Input ->
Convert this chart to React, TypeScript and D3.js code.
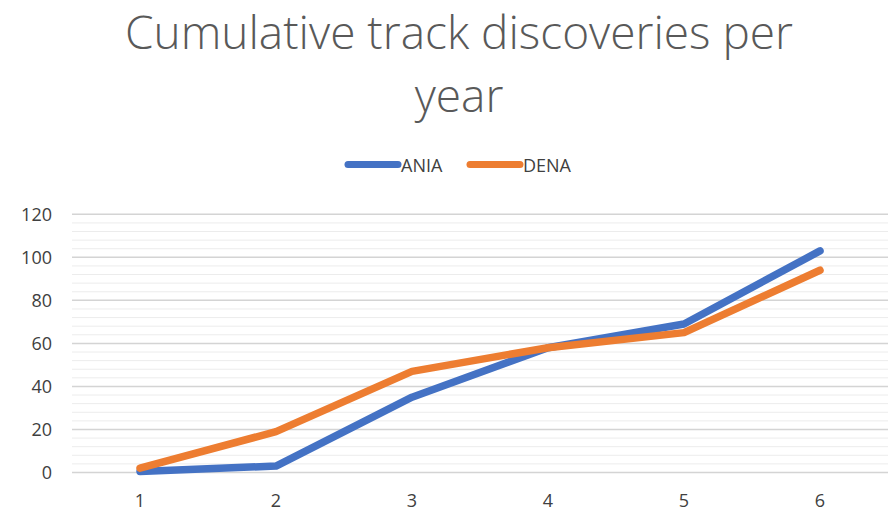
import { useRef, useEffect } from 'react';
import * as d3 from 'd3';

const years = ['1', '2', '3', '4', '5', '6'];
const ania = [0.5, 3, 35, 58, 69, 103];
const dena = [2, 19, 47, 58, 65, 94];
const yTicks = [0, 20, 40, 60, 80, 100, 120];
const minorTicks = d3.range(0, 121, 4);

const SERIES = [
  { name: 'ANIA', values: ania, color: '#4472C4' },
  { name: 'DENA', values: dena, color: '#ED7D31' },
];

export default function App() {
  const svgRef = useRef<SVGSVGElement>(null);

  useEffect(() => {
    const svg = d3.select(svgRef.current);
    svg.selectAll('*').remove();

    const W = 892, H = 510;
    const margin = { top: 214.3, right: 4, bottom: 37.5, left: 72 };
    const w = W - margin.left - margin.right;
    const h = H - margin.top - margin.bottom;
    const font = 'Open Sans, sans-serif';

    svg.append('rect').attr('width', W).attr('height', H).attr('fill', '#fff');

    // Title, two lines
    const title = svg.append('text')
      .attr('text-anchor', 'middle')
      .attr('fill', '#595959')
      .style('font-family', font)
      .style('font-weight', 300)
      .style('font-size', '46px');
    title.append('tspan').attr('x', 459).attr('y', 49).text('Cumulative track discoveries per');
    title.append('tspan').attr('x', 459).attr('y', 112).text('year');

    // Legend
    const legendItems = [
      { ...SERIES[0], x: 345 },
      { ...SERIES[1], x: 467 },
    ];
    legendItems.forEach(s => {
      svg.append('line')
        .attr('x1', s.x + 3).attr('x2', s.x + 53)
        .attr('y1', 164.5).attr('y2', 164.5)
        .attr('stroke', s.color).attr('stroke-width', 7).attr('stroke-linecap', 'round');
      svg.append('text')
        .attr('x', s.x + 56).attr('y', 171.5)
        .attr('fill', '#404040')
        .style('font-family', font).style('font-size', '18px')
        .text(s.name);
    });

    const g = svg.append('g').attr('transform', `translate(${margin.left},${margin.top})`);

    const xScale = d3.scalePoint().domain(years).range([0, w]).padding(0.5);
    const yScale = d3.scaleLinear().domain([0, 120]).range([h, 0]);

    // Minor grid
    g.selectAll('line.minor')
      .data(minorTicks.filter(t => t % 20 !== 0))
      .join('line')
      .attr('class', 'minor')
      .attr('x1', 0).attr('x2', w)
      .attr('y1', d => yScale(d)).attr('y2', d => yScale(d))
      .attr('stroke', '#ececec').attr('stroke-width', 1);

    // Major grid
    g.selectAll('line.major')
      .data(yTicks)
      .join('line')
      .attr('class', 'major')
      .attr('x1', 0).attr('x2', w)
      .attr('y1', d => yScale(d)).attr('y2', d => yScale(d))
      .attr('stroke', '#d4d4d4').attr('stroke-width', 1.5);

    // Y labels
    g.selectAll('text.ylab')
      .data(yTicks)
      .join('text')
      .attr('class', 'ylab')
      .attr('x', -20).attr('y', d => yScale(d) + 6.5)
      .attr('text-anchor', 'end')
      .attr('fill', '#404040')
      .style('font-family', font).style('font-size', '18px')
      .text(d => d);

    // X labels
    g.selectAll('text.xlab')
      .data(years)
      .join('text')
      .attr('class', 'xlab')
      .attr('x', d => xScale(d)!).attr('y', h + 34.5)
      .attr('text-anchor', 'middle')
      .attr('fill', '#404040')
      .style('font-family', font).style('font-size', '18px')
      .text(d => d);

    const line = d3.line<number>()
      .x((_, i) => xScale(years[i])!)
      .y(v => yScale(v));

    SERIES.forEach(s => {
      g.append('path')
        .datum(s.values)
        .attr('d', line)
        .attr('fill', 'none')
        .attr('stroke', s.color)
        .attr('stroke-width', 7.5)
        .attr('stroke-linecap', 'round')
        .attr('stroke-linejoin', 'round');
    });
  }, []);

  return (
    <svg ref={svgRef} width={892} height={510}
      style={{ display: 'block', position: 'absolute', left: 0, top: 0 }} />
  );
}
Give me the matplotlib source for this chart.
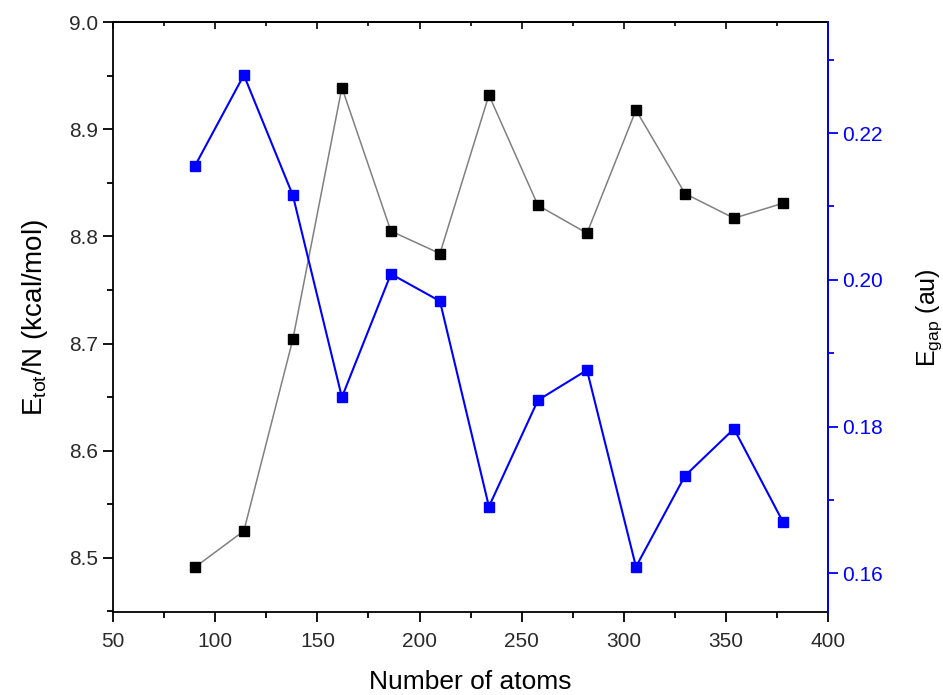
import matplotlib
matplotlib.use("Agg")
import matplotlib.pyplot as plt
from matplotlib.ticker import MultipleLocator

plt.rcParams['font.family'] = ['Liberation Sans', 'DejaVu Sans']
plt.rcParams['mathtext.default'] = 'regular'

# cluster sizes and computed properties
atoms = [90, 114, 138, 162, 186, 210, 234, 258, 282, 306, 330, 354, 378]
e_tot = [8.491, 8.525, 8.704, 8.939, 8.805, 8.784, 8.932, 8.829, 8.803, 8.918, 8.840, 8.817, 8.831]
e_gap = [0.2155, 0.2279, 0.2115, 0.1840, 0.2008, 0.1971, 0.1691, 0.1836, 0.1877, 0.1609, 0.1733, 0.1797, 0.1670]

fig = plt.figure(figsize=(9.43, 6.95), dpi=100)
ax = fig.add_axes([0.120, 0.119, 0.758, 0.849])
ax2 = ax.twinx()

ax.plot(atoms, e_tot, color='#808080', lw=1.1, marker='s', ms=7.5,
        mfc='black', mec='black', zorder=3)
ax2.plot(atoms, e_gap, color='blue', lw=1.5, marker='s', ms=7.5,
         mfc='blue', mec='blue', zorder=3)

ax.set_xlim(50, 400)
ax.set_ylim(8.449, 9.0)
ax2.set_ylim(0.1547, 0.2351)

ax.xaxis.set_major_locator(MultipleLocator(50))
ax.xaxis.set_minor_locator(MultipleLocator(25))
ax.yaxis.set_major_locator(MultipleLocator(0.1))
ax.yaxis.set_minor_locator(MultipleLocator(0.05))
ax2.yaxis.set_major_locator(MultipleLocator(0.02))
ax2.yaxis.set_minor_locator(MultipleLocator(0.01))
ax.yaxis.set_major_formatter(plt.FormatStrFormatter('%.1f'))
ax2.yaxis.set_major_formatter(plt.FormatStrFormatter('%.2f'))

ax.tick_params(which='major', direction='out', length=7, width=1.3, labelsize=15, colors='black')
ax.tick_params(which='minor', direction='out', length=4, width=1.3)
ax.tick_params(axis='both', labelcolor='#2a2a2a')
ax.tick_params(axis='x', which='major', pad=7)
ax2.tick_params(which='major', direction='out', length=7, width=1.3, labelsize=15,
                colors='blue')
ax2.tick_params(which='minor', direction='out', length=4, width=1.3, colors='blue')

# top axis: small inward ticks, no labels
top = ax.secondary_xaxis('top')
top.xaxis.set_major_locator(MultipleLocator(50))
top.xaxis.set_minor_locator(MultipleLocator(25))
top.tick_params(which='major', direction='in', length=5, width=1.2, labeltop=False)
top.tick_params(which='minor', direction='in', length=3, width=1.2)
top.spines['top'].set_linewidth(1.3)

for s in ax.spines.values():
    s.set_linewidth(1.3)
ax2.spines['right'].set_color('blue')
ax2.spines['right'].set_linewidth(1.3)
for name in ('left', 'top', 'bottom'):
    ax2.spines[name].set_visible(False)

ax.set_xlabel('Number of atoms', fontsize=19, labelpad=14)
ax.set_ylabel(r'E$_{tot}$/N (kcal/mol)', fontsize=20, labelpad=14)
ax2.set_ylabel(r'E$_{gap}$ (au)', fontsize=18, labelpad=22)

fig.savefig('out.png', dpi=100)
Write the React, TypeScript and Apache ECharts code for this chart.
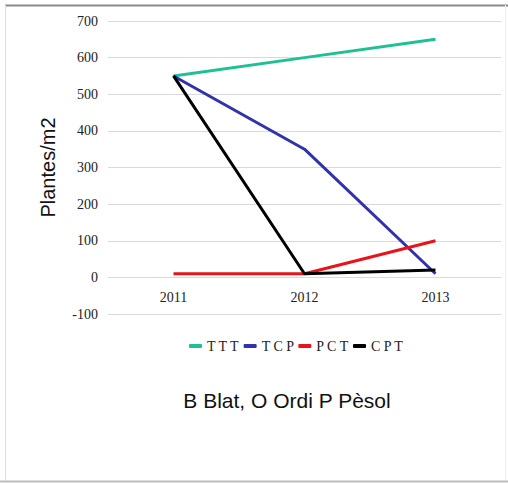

The task ->
Show every line of the records above that contains the word "TypeScript".

Task response ->
Convert this chart to React, TypeScript and D3.js code.
Write the React, TypeScript and Apache ECharts code for this chart.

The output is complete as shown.